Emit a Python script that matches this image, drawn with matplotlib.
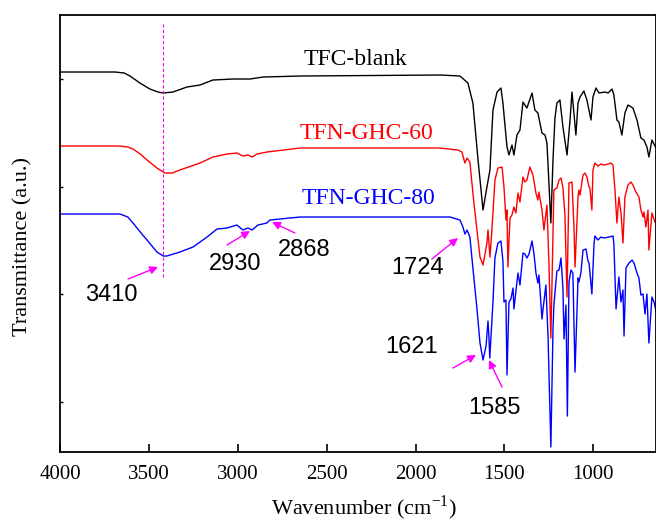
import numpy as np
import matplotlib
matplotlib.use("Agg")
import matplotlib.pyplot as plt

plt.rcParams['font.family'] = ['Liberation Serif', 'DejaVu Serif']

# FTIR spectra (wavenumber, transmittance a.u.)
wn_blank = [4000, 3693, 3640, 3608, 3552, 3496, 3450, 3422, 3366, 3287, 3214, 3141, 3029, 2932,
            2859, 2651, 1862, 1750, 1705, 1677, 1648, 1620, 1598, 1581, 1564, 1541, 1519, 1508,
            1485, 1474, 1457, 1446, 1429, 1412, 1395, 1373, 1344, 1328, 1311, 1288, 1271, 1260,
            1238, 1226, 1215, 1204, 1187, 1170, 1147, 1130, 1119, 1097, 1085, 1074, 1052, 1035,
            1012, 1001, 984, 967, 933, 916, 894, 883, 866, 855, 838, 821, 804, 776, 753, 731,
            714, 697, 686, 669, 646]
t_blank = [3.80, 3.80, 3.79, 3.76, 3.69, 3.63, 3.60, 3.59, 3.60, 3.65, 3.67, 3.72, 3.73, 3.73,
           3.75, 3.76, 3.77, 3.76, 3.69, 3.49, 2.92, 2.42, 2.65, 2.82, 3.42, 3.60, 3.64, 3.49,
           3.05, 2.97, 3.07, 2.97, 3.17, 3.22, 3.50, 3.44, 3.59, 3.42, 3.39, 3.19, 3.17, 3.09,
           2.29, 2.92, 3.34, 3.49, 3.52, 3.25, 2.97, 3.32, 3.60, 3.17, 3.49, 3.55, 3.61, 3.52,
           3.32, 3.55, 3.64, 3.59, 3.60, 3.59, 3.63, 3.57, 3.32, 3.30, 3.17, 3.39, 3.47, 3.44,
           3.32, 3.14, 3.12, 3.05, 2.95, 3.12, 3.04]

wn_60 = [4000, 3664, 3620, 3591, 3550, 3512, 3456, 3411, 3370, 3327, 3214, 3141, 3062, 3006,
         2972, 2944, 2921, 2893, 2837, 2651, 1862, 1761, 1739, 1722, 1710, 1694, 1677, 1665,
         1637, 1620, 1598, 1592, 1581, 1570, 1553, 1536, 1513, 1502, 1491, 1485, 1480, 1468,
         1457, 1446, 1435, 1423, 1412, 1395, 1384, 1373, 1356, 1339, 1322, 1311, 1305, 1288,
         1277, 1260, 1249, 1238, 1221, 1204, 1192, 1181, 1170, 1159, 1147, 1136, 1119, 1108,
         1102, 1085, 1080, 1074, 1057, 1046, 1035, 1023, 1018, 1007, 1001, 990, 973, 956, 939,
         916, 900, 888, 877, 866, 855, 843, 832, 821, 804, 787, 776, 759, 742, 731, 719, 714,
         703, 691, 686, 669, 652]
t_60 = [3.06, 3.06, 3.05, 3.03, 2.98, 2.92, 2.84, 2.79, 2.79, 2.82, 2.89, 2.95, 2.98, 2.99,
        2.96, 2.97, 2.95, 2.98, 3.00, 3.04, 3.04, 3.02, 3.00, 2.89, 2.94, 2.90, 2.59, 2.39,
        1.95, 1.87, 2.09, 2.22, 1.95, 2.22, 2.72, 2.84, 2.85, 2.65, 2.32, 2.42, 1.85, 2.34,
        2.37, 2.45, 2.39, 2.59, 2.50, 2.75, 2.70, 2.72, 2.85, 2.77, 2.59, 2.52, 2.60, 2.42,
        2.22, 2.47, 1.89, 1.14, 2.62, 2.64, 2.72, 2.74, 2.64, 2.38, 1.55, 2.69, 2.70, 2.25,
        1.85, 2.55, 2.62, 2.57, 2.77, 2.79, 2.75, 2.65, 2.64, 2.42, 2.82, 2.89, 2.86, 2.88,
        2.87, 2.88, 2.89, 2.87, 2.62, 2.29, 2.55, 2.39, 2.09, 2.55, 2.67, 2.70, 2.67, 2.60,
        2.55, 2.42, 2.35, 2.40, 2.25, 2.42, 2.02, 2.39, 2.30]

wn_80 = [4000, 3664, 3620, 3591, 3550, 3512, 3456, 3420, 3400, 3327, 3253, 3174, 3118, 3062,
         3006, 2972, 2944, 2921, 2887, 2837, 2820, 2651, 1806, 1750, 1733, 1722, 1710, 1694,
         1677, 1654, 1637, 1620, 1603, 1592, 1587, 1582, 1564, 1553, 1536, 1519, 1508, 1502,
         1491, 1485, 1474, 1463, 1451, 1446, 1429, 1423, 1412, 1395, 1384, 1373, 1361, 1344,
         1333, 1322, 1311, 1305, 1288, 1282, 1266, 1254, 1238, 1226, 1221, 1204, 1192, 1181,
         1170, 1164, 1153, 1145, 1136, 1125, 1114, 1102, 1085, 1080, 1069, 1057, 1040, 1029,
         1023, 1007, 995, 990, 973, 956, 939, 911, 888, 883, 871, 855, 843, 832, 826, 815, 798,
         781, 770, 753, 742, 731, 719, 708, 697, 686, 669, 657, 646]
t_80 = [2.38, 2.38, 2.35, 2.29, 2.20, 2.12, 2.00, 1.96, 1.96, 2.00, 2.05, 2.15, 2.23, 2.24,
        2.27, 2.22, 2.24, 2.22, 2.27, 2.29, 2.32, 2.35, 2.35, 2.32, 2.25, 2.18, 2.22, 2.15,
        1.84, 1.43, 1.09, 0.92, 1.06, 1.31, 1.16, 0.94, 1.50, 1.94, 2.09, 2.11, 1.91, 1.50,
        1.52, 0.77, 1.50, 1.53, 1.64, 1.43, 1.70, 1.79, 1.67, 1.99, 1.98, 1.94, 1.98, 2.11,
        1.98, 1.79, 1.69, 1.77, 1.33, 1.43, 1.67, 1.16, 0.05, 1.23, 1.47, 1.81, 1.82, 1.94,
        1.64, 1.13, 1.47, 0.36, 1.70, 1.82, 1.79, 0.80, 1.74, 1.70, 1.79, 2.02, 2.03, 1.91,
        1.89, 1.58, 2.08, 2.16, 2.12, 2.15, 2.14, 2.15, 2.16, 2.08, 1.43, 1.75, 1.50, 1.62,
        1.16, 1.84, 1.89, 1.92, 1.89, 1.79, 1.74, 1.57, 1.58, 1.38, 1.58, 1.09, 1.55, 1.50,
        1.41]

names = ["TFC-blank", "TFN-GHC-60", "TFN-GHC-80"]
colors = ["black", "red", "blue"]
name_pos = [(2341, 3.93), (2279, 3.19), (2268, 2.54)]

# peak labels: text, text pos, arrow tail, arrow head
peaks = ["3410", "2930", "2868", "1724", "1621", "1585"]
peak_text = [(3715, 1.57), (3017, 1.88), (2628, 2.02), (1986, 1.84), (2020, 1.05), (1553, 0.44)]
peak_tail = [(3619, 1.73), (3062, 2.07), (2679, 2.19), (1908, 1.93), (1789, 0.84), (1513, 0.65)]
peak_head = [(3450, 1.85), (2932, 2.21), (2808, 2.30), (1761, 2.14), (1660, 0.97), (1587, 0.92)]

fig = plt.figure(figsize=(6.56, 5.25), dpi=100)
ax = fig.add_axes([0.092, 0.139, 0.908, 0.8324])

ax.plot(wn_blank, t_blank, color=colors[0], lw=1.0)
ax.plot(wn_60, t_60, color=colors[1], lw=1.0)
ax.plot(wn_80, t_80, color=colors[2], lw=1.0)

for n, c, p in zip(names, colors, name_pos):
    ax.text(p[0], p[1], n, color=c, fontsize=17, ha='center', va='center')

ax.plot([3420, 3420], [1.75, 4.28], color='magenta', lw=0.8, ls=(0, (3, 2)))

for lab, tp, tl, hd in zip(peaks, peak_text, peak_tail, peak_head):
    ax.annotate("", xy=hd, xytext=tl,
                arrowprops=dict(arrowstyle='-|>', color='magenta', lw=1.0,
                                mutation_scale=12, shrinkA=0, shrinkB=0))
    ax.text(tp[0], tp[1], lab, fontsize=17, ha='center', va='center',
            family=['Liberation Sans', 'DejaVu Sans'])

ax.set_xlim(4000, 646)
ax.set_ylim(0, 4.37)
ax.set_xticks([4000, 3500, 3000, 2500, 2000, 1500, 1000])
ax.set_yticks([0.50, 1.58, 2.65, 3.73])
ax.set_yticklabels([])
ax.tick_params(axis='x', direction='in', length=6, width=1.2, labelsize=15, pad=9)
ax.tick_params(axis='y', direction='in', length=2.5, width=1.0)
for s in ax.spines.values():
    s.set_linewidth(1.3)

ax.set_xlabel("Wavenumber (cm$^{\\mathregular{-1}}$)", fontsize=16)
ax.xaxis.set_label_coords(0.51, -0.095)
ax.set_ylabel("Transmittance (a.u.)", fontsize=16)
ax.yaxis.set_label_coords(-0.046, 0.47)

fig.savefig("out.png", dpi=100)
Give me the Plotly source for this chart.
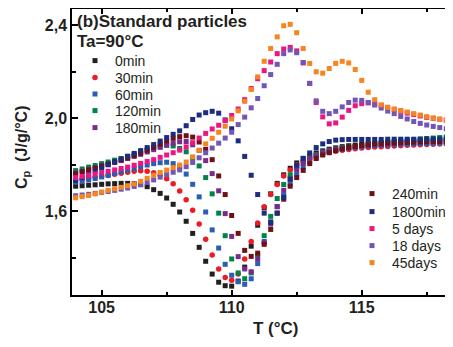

§ PROBLEM TO SOLVE
The required output is the exact run of lines from the start of the records through the line containing "3.32, 3.14, 3.12, 3.05, 2.95, 3.12, 3.04]", both ends included, with no pictures.

§ COMPLETE RESPONSE
Emit a Python script that matches this image, drawn with matplotlib.
import numpy as np
import matplotlib
matplotlib.use("Agg")
import matplotlib.pyplot as plt

plt.rcParams['font.family'] = ['Liberation Serif', 'DejaVu Serif']

# FTIR spectra (wavenumber, transmittance a.u.)
wn_blank = [4000, 3693, 3640, 3608, 3552, 3496, 3450, 3422, 3366, 3287, 3214, 3141, 3029, 2932,
            2859, 2651, 1862, 1750, 1705, 1677, 1648, 1620, 1598, 1581, 1564, 1541, 1519, 1508,
            1485, 1474, 1457, 1446, 1429, 1412, 1395, 1373, 1344, 1328, 1311, 1288, 1271, 1260,
            1238, 1226, 1215, 1204, 1187, 1170, 1147, 1130, 1119, 1097, 1085, 1074, 1052, 1035,
            1012, 1001, 984, 967, 933, 916, 894, 883, 866, 855, 838, 821, 804, 776, 753, 731,
            714, 697, 686, 669, 646]
t_blank = [3.80, 3.80, 3.79, 3.76, 3.69, 3.63, 3.60, 3.59, 3.60, 3.65, 3.67, 3.72, 3.73, 3.73,
           3.75, 3.76, 3.77, 3.76, 3.69, 3.49, 2.92, 2.42, 2.65, 2.82, 3.42, 3.60, 3.64, 3.49,
           3.05, 2.97, 3.07, 2.97, 3.17, 3.22, 3.50, 3.44, 3.59, 3.42, 3.39, 3.19, 3.17, 3.09,
           2.29, 2.92, 3.34, 3.49, 3.52, 3.25, 2.97, 3.32, 3.60, 3.17, 3.49, 3.55, 3.61, 3.52,
           3.32, 3.55, 3.64, 3.59, 3.60, 3.59, 3.63, 3.57, 3.32, 3.30, 3.17, 3.39, 3.47, 3.44,
           3.32, 3.14, 3.12, 3.05, 2.95, 3.12, 3.04]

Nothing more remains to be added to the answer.